One difficulty researching the particur period and location area I write in, where contemporary events were censored in both local and British papers under emergency regulations, is that it is impossible for hurried writing to be accurate. Only this week, for instance, after four years of research into the early thirties in the city of Haifa, I discovered major facts that made nonsense of many of my assumptions I made when writing my current novel. I owe it to the reader to be accurate and will have to rewrite.

Readers also often start reading with false assumptions that make it difficult for them to get into a book unless the author addresses the issues gently.
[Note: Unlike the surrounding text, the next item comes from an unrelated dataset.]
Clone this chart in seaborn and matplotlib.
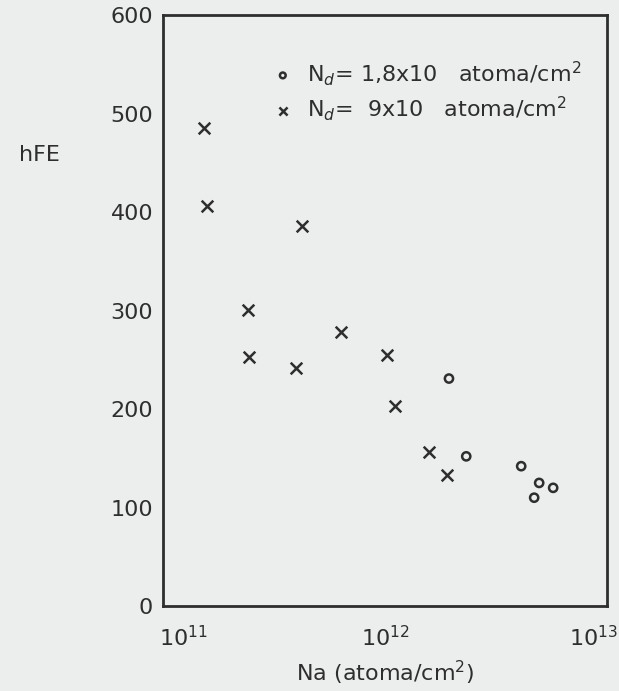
import numpy as np
import pandas as pd
import matplotlib
matplotlib.use('Agg')
import matplotlib.pyplot as plt
import matplotlib.transforms as mtransforms
import seaborn as sns

# series
na_cross = [1.53e11, 1.58e11, 4.23e11, 2.42e11, 2.44e11, 6.34e11,
            3.97e11, 1.02e12, 1.11e12, 1.58e12, 1.90e12]
hfe_cross = [485, 406, 386, 301, 253, 278, 242, 255, 203, 156, 133]
na_circle = [1.94e12, 2.32e12, 4.10e12, 4.94e12, 5.71e12, 4.69e12]
hfe_circle = [231, 152, 142, 125, 120, 110]

label_circle = r'N$_d$= 1,8x10   atoma/cm$^2$'
label_cross = r'N$_d$=  9x10   atoma/cm$^2$'
y_ticks = [0, 100, 200, 300, 400, 500, 600]
x_ticks = [1e11, 1e12, 1e13]
x_ticklabels = [r'10$^{11}$', r'10$^{12}$', r'10$^{13}$']

df_cross = pd.DataFrame({'Na': na_cross, 'hFE': hfe_cross})
df_circle = pd.DataFrame({'Na': na_circle, 'hFE': hfe_circle})

sns.set_style('white')
plt.rcParams['font.family'] = ['DejaVu Sans']
ink = '#2e2e2e'
paper = '#eceeed'

fig = plt.figure(figsize=(6.19, 6.91), dpi=100, facecolor=paper)
ax = fig.add_axes([0.263, 0.123, 0.718, 0.855], facecolor=paper)

sns.scatterplot(data=df_circle, x='Na', y='hFE', ax=ax, marker='o', s=35,
                facecolor='none', edgecolor=ink, linewidth=1.8, label=label_circle)
sns.scatterplot(data=df_cross, x='Na', y='hFE', ax=ax, marker='x', s=70,
                color=ink, linewidth=1.8, label=label_cross)

ax.set_xscale('log')
ax.set_xlim(1e11, 1e13)
ax.set_ylim(0, 600)
ax.set_xticks(x_ticks)
ax.set_xticklabels(x_ticklabels)
ax.minorticks_off()
ax.set_yticks(y_ticks)
ax.tick_params(axis='x', direction='in', length=7, width=1.5, colors=ink,
               labelsize=16, pad=14)
ax.tick_params(axis='y', direction='out', length=5, width=1.5, colors=ink,
               labelsize=16, pad=2)
for sp in ax.spines.values():
    sp.set_color(ink)
    sp.set_linewidth(2)

# end labels sit inside the corners like in the scan
xl = ax.get_xticklabels()
xl[0].set_ha('left')
xl[0].set_transform(xl[0].get_transform() +
                    mtransforms.ScaledTranslation(-3 / 72, 0, fig.dpi_scale_trans))
xl[2].set_ha('right')
xl[2].set_transform(xl[2].get_transform() +
                    mtransforms.ScaledTranslation(8 / 72, 0, fig.dpi_scale_trans))

ax.set_xlabel(r'Na (atoma/cm$^2$)', fontsize=16, color=ink, labelpad=6)
ax.set_ylabel('')
fig.text(0.03, 0.775, 'hFE', fontsize=16, color=ink, ha='left', va='center')

leg = ax.legend(loc='upper left', bbox_to_anchor=(0.2, 0.96), frameon=False,
                fontsize=16, handletextpad=0.6, labelspacing=0.3,
                handlelength=1.0, markerscale=0.7)
for t in leg.get_texts():
    t.set_color(ink)

fig.savefig('out.png', dpi=100, facecolor=paper)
This is another area where I find membership of Leicester Writers club, with its cross-section of readers extremely helpful in discovering common assumptions held by the British public and gives me the opportunity to alter my writing so I can set scenes to open up vistas without sounding didactic.

Tuesday 25 January 2011

Post modern

Some one was telling me the other night about his post modern detective story. This presented me with an opportunity to ask something I have long wanted to know - what does post modern mean in the world of literature. His answer , as far as my limited intellect allowed me to understand, is that it is narrative where the author deliberately jerks the reader out of the story to demonstrate that the story only exists in the matrix of another story.
I have just been reading Conrad's 'Heart of Darkness' and am wondering if this is an example of a post modern story.
I hope someone will tell me if I have understood what I think I was being told.
If I did understand with some degree of accuracy,however,it still doesn't explain why this type of writing should be called post modern - such a paradox title.
I take it the post bit means after as in post natal and post mortem. But how then can something be post modern?
Modern seems to me to be welded to a step on the escalator of our time dimension labelled 'the present' It cannot move past 'the present' to the next step 'the future' except perhaps as an idea in SF? So what does the title mean? Can someone help me?